A Tale from The Squid and Teapot

Squid and teapot by Matt Smith

Hopeless was in the grip of Can-Can fever. Les Demoiselles de Moulin Rouge, who had found themselves shipwrecked on the island some weeks earlier, had made such an impression with their wild and uninhibited dance routine, which they had been happy to reprise on a weekly basis, that the whole island seemed to be under some sort of Can-Can spell. Wherever you might choose to go, the strains of Offenbach’s ‘Galop Infernal’ was being hummed, whistled, rattled out on the spoons or – best of all – played on the Bell-Edison Phonograph, that these days occupied pride of place in The Squid and Teapot. It was here that one patron was taken aback, wandering into the flushing privy, to find its resident ghost, The Headless White Lady, with her skirts up over her knees, Can-Canning for all that she was worth.
“That woman has a fine pair of legs on her,” he later commented, “especially when you consider that she’s been dead for hundreds of years.”


So popular had the tune become that, ever since the concert when Les Demoiselles had made their island debut, the wax cylinder of the much-beloved song ‘Molly Malone’ had sat gathering dust.


The spectacle of islanders (of both sexes) practising high-kicks and various feats of Terpsichorean diligence had become commonplace, as had the queue outside the surgery of an unsympathetic Doc Willoughby, each patient complaining of sprains, pulled muscles and, occasionally, the consequences of an over-enthusiastic attempt to perform the splits. Bartholomew Middlestreet was adamant that his strained expression and stiff, halting gait, was on account of his having put his back out while lifting a barrel, but no one took this explanation seriously.


The only voice of dissent was, unsurprisingly, Reverend Davies. Things grew a little tricky, however, when he was caught quietly humming the ‘Galop Infernal’, but he excused himself by maintaining, in haughty but hurt tones, that he was actually reminding himself of the allegro from the second movement of Beethoven’s tenth symphony, which the scoundrel Offenbach had obviously stolen.
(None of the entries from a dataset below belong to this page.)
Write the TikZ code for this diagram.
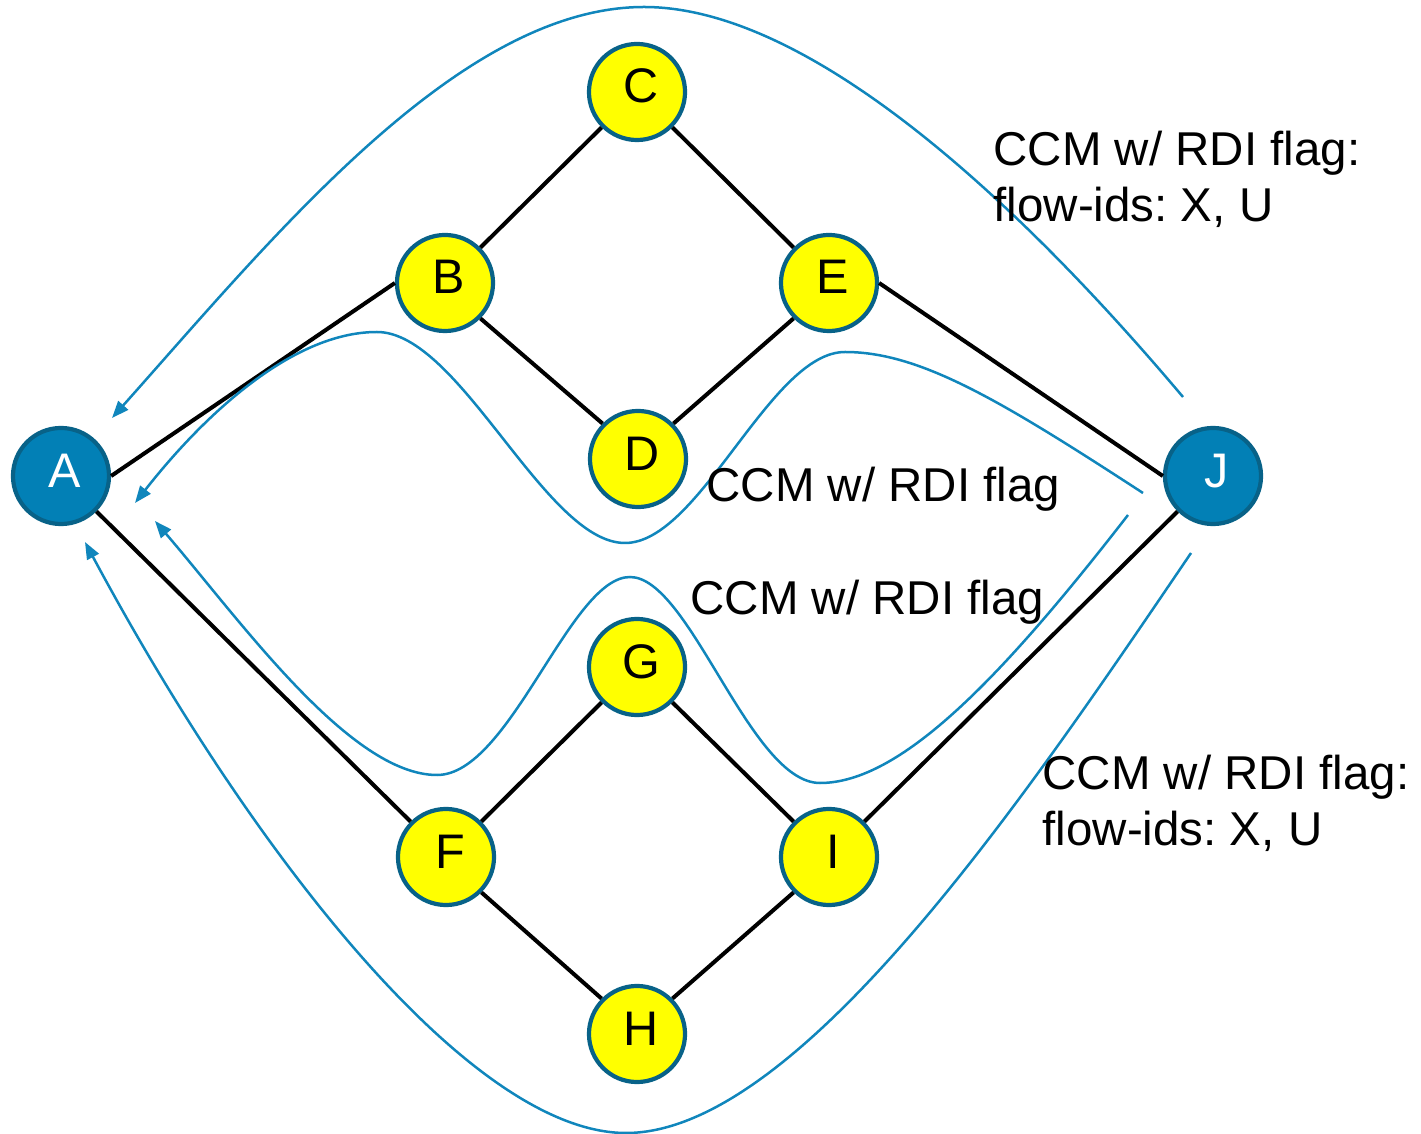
\documentclass[tikz,border=0pt]{standalone}
\usepackage{fontspec}
\setmainfont{Liberation Sans}
\usetikzlibrary{arrows.meta}

\definecolor{nodeyellow}{RGB}{255,255,0}
\definecolor{nodeblue}{RGB}{2,128,182}
\definecolor{nodeedge}{RGB}{8,98,136}
\definecolor{flowblue}{RGB}{16,134,188}

\begin{document}
\begin{tikzpicture}[
  x=0.01cm, y=-0.01cm,
  yellownode/.style={circle, draw=nodeedge, line width=0.042cm, fill=nodeyellow,
    minimum size=0.96cm, inner sep=0pt, text height=0.34cm, text depth=0.12cm,
    execute at begin node=\hspace*{0.08cm},
    font=\fontsize{13.8}{16.2}\selectfont},
  bluenode/.style={yellownode, fill=nodeblue, text=white},
  link/.style={line width=0.04cm, black},
  flow/.style={line width=0.025cm, flowblue,
    -{Triangle[length=0.17cm, width=0.13cm]}},
  note/.style={font=\fontsize{13.5}{16.2}\selectfont\frenchspacing,
    align=left, inner sep=0pt}
]
\useasboundingbox (0,0) rectangle (1421,1134);

% stations
\node[bluenode]   (A) at (61,476)   {A};
\node[bluenode]   (J) at (1213,476) {J};
\node[yellownode] (C) at (637,92)   {C};
\node[yellownode] (B) at (445,283)  {B};
\node[yellownode] (E) at (829,283)  {E};
\node[yellownode] (D) at (638,459)  {D};
\node[yellownode] (G) at (637,667)  {G};
\node[yellownode] (F) at (446,857)  {F};
\node[yellownode] (I) at (829,857)  {I};
\node[yellownode] (H) at (637,1034) {H};

% links
\draw[link] (A.east) -- (B.west);
\draw[link] (A.-45) -- (F.135);
\draw[link] (B.45) -- (C.-135);
\draw[link] (C.-45) -- (E.135);
\draw[link] (B.-45) -- (D.135);
\draw[link] (D.45) -- (E.-135);
\draw[link] (E.east) -- (J.west);
\draw[link] (F.45) -- (G.-135);
\draw[link] (G.-45) -- (I.135);
\draw[link] (F.-45) -- (H.135);
\draw[link] (H.45) -- (I.-135);
\draw[link] (I.45) -- (J.-135);

% ends of the CCM flows
\coordinate (s1) at (1183,397);
\coordinate (t1) at (112,418);
\coordinate (s2) at (1143,493);
\coordinate (t2) at (135,503);
\coordinate (s3) at (1128,515);
\coordinate (t3) at (155,521);
\coordinate (s4) at (1191,553);
\coordinate (t4) at (85,542);

% CCM flows from J back to A
\draw[flow] (s1) .. controls (1000,180) and (800,7) .. (644,7)
  .. controls (460,7) and (275,235) .. (t1);
\draw[flow] (s2) .. controls (1000,400) and (920,352) .. (845,352)
  .. controls (770,352) and (700,543) .. (625,543)
  .. controls (545,543) and (460,332) .. (377,332)
  .. controls (290,332) and (200,420) .. (t2);
\draw[flow] (s3) .. controls (1000,680) and (900,783) .. (820,783)
  .. controls (750,783) and (690,577) .. (630,577)
  .. controls (570,577) and (510,775) .. (437,775)
  .. controls (350,775) and (240,620) .. (t3);
\draw[flow] (s4) .. controls (1030,790) and (800,1133) .. (626,1133)
  .. controls (470,1133) and (250,850) .. (t4);

% labels (base anchor sits on the last line)
\node[note, anchor=base west] (n1) at (993,222) {CCM w/ RDI flag:\\flow-ids: X, U};
\node[note, anchor=base west] (n2) at (706,502) {CCM w/ RDI flag};
\node[note, anchor=base west] (n3) at (690,615) {CCM w/ RDI flag};
\node[note, anchor=base west] (n4) at (1042,846) {CCM w/ RDI flag:\\flow-ids: X, U};
\end{tikzpicture}
\end{document}
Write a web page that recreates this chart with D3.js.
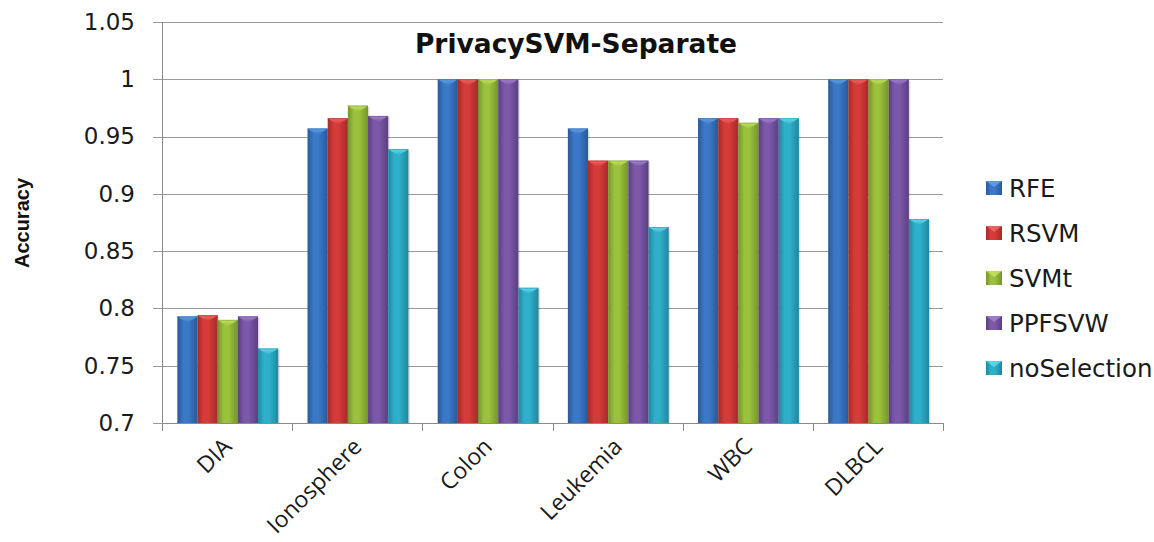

He had a very good chance of being believed, until Miss Toadsmoor innocently pointed out that Herr Beethoven had laid down his quill after nine symphonies, so the Reverend must be mistaken. If looks could maim, Miss Toadsmoor would have been carried out in a paper bag, but being a Man of God, and conscious that the Pallid Rock Orphanage was in desperate need of her services, he grudgingly let the matter go.


Things came to a head when half-a-dozen stalwarts of ‘The Crow’, generously lubricated and keen to impress, linked arms and Can-Canned themselves spectacularly over the edge of a cliff, never to be seen again. When they heard the news, Les Demoiselles were mortified, feeling responsible, and vowed that there would be no more shows unless the islanders stopped dancing in the streets; at least, that was a blushing Miss Toadsmoor’s somewhat genteel translation of some extremely earthy and robust Gallic sentiments regarding the antics of drunken fools and the desecration of their noble art.

A chastened Hopeless took note, the street-dancing stopped, and with its demise, all injuries and fatalities receded to pre-Can-Can levels. The occasional snatch of the familiar tune could be heard, but, by and large, the only evidence that it was still an ear-worm for most was the not-uncommon sight of islanders standing with a faraway look in their eyes, rocking slightly, as if being forcibly restrained, and tapping their feet to a melody that only they could hear.
With some semblance of order restored, Les Demoiselles agreed to resume their weekly concerts, with the proviso that ‘Molly Malone’ was also to be played at the end of each evening, in the vague hope that the strangulated Irish tenor, with his chorus of ‘Alive, alive, oh’, would once more regain prime position in the hearts of all Hopelessians.